Hi Paimon Dev Team,
In GitHub Issue #6931 <https://github.com/apache/paimon/issues/6931>,
we identified a correctness issue in filter pushdown when Spark SQL uses
the null-safe equality operator (<=>).
The root cause is that Paimon currently treats both regular equality (
=) and null-safe equality (<=>) as the same Equal operator during predicate
pushdown. Moreover, their negations are uniformly simplified into a generic
NotEqual predicate, which does not account for the distinct semantics of
!<=>—particularly the fact that it can be true when the column contains NULL
.
To address this, I propose introducing two new filter operators:
- SafeEqual: Semantically identical to Equal (used when the literal is
non-null).
- NotSafeEqual: Specifically for !(col <=> literal), with a test()

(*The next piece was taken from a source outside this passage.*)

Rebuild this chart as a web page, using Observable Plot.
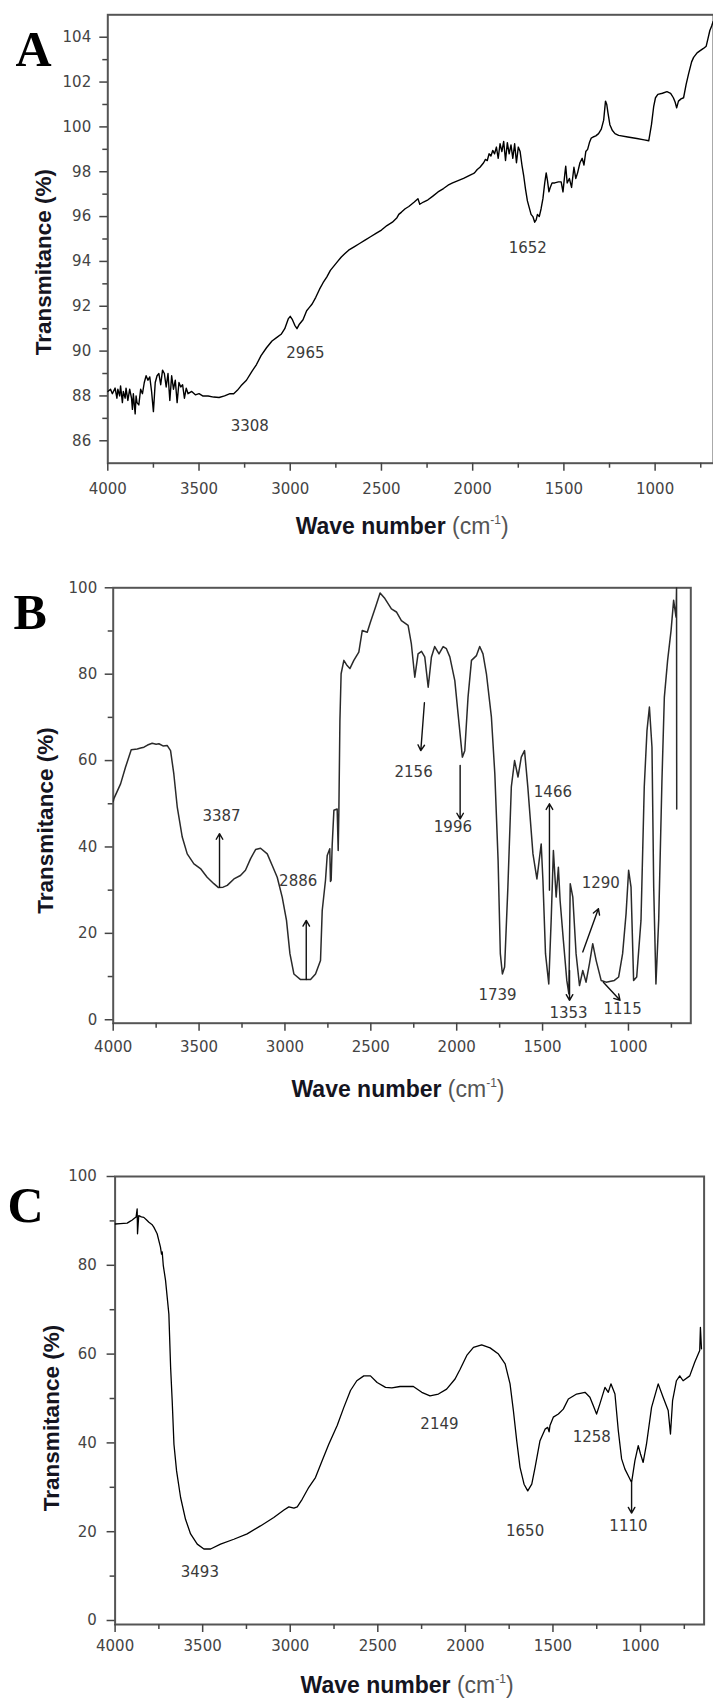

method that respects null-safe semantics:
@Override
> public boolean test(
> DataType type, long rowCount, Object min, Object max, Long nullCount,
> Object literal) {
> // According to the semantics of SafeEqual,
> // as long as the file contains "null", it meets the data condition.
> if(!Objects.isNull(nullCount) && nullCount > 0) {
> return true;
> }
> return compareLiteral(type, literal, min) != 0 || compareLiteral(type,
> literal, max) != 0;
> }
>
> I’ve also updated SparkV2FilterConverter.convert to properly route
EQUAL_NULL_SAFE:
> case EQUAL_NULL_SAFE =>
> sparkPredicate match {
> case BinaryPredicate(transform, literal) =>
> if (literal == null) {
> builder.isNull(transform)
> } else {
> // builder.equal(transform, literal)
> builder.safeEqual(transform, literal)
> }
> case _ =>
> throw new UnsupportedOperationException(s"Convert $sparkPredicate is
> unsupported.")
> }
>
> This ensures:
- col <=> null → isNull(col)
- col <=> value → safeEqual(col, value)
- !(col <=> value) → notSafeEqual(col, value)
With these changes, file skipping becomes both correct and efficient,
aligning Paimon’s behavior with Spark’s evaluation semantics.
I’m happy to submit a PR for this fix and welcome any feedback on the
design.
Best regards 😀